Return only the lines from the top of the data down to the one that holds "minimum width=142.3pt, minimum", both included, without any pictures.

··········

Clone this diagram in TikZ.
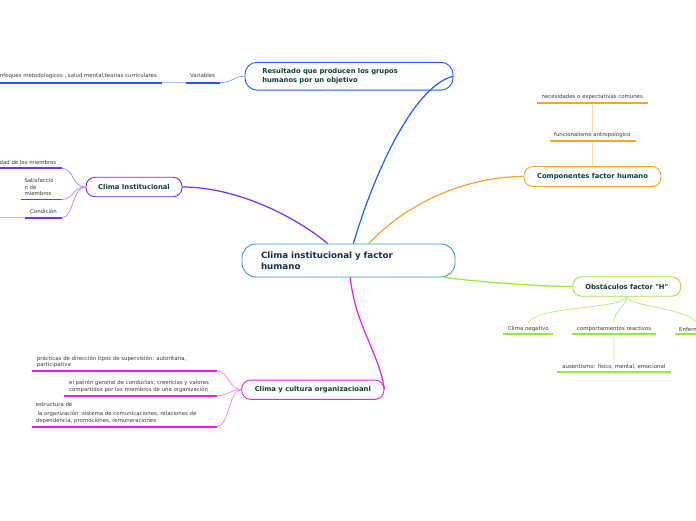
\documentclass[tikz,border=0pt]{standalone}
\usepackage{fontspec}
\setmainfont{DejaVu Sans}
\usetikzlibrary{calc}
\definecolor{rootblue}{HTML}{3B95D6}
\definecolor{navytext}{HTML}{1A2B50}
\definecolor{titlegreen}{HTML}{0E4030}
\definecolor{resblue}{HTML}{1F5BFF}
\definecolor{ipurple}{HTML}{7B2BF9}
\definecolor{corange}{HTML}{F8A428}
\definecolor{olime}{HTML}{93EC38}
\definecolor{cmagenta}{HTML}{E81EE8}
\definecolor{leafgray}{HTML}{3A3A3A}
\newcommand{\leaffont}{\fontsize{5.4}{6.4}\selectfont}
\newcommand{\titlefont}{\fontsize{6.8}{8.3}\selectfont\bfseries}
\newcommand{\rootfont}{\fontsize{8.7}{11}\selectfont\bfseries}
\tikzset{
  box/.style={draw, line width=0.9pt, fill=white, inner sep=0pt, rounded corners=9pt, font=\titlefont, text=titlegreen},
  leaf/.style={inner sep=0pt, font=\leaffont, text=leafgray, align=left},
  ul/.style={line width=1.8pt},
  conn/.style={line width=1.2pt},
  sub/.style={line width=0.75pt},
}
\begin{document}
\begin{tikzpicture}[x=1pt,y=-1pt]
\useasboundingbox (0,0) rectangle (696,520);
\fill[white] (0,0) rectangle (696,520);

% main nodes
\node[box, draw=rootblue, rounded corners=14pt, minimum width=213pt, minimum height=33pt, text width=175pt, align=left, font=\rootfont, text=navytext] (root) at (348.5,260.5) {Clima institucional y factor\\humano};
\node[box, draw=resblue, rounded corners=12pt, minimum width=208pt, minimum height=27.7pt, text width=173.4pt, align=left] (res) at (349,76.2) {Resultado que producen los grupos\\humanos por un objetivo};
\node[box, draw=ipurple, minimum width=96pt, minimum height=19.5pt] (ci) at (134,187) {Clima Institucional};
\node[box, draw=corange, minimum width=137pt, minimum height=20pt] (comp) at (592.5,176.5) {Componentes factor humano};
\node[box, draw=olime, minimum width=108pt, minimum height=19.5pt] (ob) at (626.7,286.5) {Obstáculos factor \textquotedbl H\textquotedbl};
\node[box, draw=cmagenta, minimum width=142.3pt, minimum height=19.3pt] (cc) at (312.8,389.7) {Clima y cultura organizacioanl};

% main connectors
\draw[conn, resblue] (root.74.7) .. controls (375,170) and (415,85) .. (res.east);
\draw[conn, ipurple] (root.141) .. controls (300,220) and (240,187) .. (ci.east);
\draw[conn, corange] (root.40.2) .. controls (410,200) and (470,176.5) .. (comp.west);
\draw[conn, olime] (root.-10.2) .. controls (480,282) and (540,286.5) .. (ob.west);
\draw[conn, cmagenta] (root.-84.8) .. controls (355,325) and (380,355) .. (cc.east);

% Resultado branch
\node[leaf, anchor=east] (enf) at (157,75.7) {enfoques metodologicos , salud mental,teorias curriculares};
\node[leaf, anchor=west] (var) at (190,75.7) {Variables};
\coordinate (varL) at (185.7,82.7);
\coordinate (varR) at (220,82.7);
\coordinate (enfR) at (162,82.7);
\coordinate (enfL) at (-5,82.7);
\draw[ul, resblue] (varL) -- (varR);
\draw[ul, resblue] (enfL) -- (enfR);
\draw[line width=1.4pt, resblue!35] (enfR) -- (varL);
\draw[sub, resblue!55] (res.west) .. controls (234,76.2) and (232,82.7) .. (varR);

% Clima Institucional branch
\node[leaf, anchor=east] (est) at (56.5,162) {Estabilidad de los miembros};
\node[leaf, anchor=west] (sat) at (24.3,187) {Satisfacció\\n de\\miembros};
\node[leaf, anchor=west] (cond) at (30,211) {Condición};
\coordinate (estL) at (-5,168.3);
\coordinate (estR) at (61.7,168.3);
\coordinate (satL) at (20.7,199.5);
\coordinate (satR) at (61.7,199.5);
\coordinate (condL) at (25,217.7);
\coordinate (condR) at (61.7,217.7);
\coordinate (condX) at (-5,217.7);
\draw[ul, ipurple] (estL) -- (estR);
\draw[ul, ipurple] (satL) -- (satR);
\draw[ul, ipurple] (condL) -- (condR);
\draw[line width=1.4pt, ipurple!35] (condX) -- (condL);
\draw[sub, ipurple!55] (ci.west) .. controls (72,187) and (74,168.3) .. (estR);
\draw[sub, ipurple!55] (ci.west) .. controls (72,187) and (74,199.5) .. (satR);
\draw[sub, ipurple!55] (ci.west) .. controls (72,187) and (74,217.7) .. (condR);

% Componentes branch
\node[leaf] (nec) at (592.3,97.3) {necesidades o expectativas comunes};
\node[leaf] (fun) at (592.3,135) {funcionalismo antropológico};
\coordinate (necL) at (537,102.7);
\coordinate (necR) at (648,102.7);
\coordinate (necM) at (592.5,102.7);
\coordinate (funL) at (549.7,141);
\coordinate (funR) at (636,141);
\coordinate (funM) at (592.5,141);
\draw[line width=1pt, corange!40] (comp.north) -- (funM);
\draw[line width=1pt, corange!40] (fun.north) -- (necM);
\draw[ul, corange] (necL) -- (necR);
\draw[ul, corange] (funL) -- (funR);

% Obstaculos branch
\node[leaf] (cneg) at (528.3,329) {Clima negativo};
\node[leaf] (comr) at (614.2,329) {comportamientos reactivos};
\node[leaf, anchor=west] (enfm) at (679,329) {Enfermedades};
\node[leaf] (aus) at (613.9,366.7) {ausentismo: físico, mental, emocional};
\coordinate (cnegL) at (503,334.3);
\coordinate (cnegR) at (553,334.3);
\coordinate (comrL) at (571.7,334.3);
\coordinate (comrR) at (656,334.3);
\coordinate (comrM) at (614,334.3);
\coordinate (enfmL) at (675,334.3);
\coordinate (enfmR) at (730,334.3);
\coordinate (ausL) at (556.7,371.7);
\coordinate (ausR) at (670.7,371.7);
\draw[ul, olime] (cnegL) -- (cnegR);
\draw[ul, olime] (comrL) -- (comrR);
\draw[ul, olime] (enfmL) -- (enfmR);
\draw[ul, olime] (ausL) -- (ausR);
\draw[sub, olime!70] (ob.south) .. controls (620,310) and (540,305) .. ($(cneg.north)+(0,-3.5)$);
\draw[sub, olime!70] (ob.south) .. controls (626.7,306) and (614,310) .. ($(comr.north)+(0,-3.5)$);
\draw[sub, olime!70] (ob.south) .. controls (630,307) and (680,306) .. ($(enfm.north)+(0,-3.5)$);
\draw[line width=1pt, olime!45] (comrM) -- ($(aus.north)+(0,-4)$);

% Clima y cultura branch
\node[leaf, anchor=west] (prac) at (36.7,361.7) {prácticas de dirección tipos de supervisión: autoritaria,\\participativa};
\node[leaf, anchor=west] (patr) at (69,386.3) {el patrón general de conductas, creencias y valores\\compartidos por los miembros de una organización};
\node[leaf, anchor=west] (estr) at (35.7,413) {estructura de\\[2.5pt]\hspace*{1.7pt}la organización :sistema de comunicaciones, relaciones de\\dependencia, promociones, remuneraciones};
\coordinate (pracL) at (32,371);
\coordinate (pracR) at (216.7,371);
\coordinate (patrL) at (64,395.7);
\coordinate (patrR) at (216.7,395.7);
\coordinate (estrL) at (32,426.7);
\coordinate (estrR) at (216.7,426.7);
\draw[ul, cmagenta] (pracL) -- (pracR);
\draw[ul, cmagenta] (patrL) -- (patrR);
\draw[ul, cmagenta] (estrL) -- (estrR);
\draw[sub, cmagenta!55] (cc.west) .. controls (229,389.7) and (229,371) .. (pracR);
\draw[sub, cmagenta!55] (cc.west) .. controls (229,389.7) and (229,395.7) .. (patrR);
\draw[sub, cmagenta!55] (cc.west) .. controls (229,389.7) and (229,426.7) .. (estrR);
\end{tikzpicture}
\end{document}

··········

• [CORRECT OUTPUT]:
Clone this diagram in TikZ.
\documentclass[tikz,border=0pt]{standalone}
\usepackage{fontspec}
\setmainfont{DejaVu Sans}
\usetikzlibrary{calc}
\definecolor{rootblue}{HTML}{3B95D6}
\definecolor{navytext}{HTML}{1A2B50}
\definecolor{titlegreen}{HTML}{0E4030}
\definecolor{resblue}{HTML}{1F5BFF}
\definecolor{ipurple}{HTML}{7B2BF9}
\definecolor{corange}{HTML}{F8A428}
\definecolor{olime}{HTML}{93EC38}
\definecolor{cmagenta}{HTML}{E81EE8}
\definecolor{leafgray}{HTML}{3A3A3A}
\newcommand{\leaffont}{\fontsize{5.4}{6.4}\selectfont}
\newcommand{\titlefont}{\fontsize{6.8}{8.3}\selectfont\bfseries}
\newcommand{\rootfont}{\fontsize{8.7}{11}\selectfont\bfseries}
\tikzset{
  box/.style={draw, line width=0.9pt, fill=white, inner sep=0pt, rounded corners=9pt, font=\titlefont, text=titlegreen},
  leaf/.style={inner sep=0pt, font=\leaffont, text=leafgray, align=left},
  ul/.style={line width=1.8pt},
  conn/.style={line width=1.2pt},
  sub/.style={line width=0.75pt},
}
\begin{document}
\begin{tikzpicture}[x=1pt,y=-1pt]
\useasboundingbox (0,0) rectangle (696,520);
\fill[white] (0,0) rectangle (696,520);

% main nodes
\node[box, draw=rootblue, rounded corners=14pt, minimum width=213pt, minimum height=33pt, text width=175pt, align=left, font=\rootfont, text=navytext] (root) at (348.5,260.5) {Clima institucional y factor\\humano};
\node[box, draw=resblue, rounded corners=12pt, minimum width=208pt, minimum height=27.7pt, text width=173.4pt, align=left] (res) at (349,76.2) {Resultado que producen los grupos\\humanos por un objetivo};
\node[box, draw=ipurple, minimum width=96pt, minimum height=19.5pt] (ci) at (134,187) {Clima Institucional};
\node[box, draw=corange, minimum width=137pt, minimum height=20pt] (comp) at (592.5,176.5) {Componentes factor humano};
\node[box, draw=olime, minimum width=108pt, minimum height=19.5pt] (ob) at (626.7,286.5) {Obstáculos factor \textquotedbl H\textquotedbl};
\node[box, draw=cmagenta, minimum width=142.3pt, minimum height=19.3pt] (cc) at (312.8,389.7) {Clima y cultura organizacioanl};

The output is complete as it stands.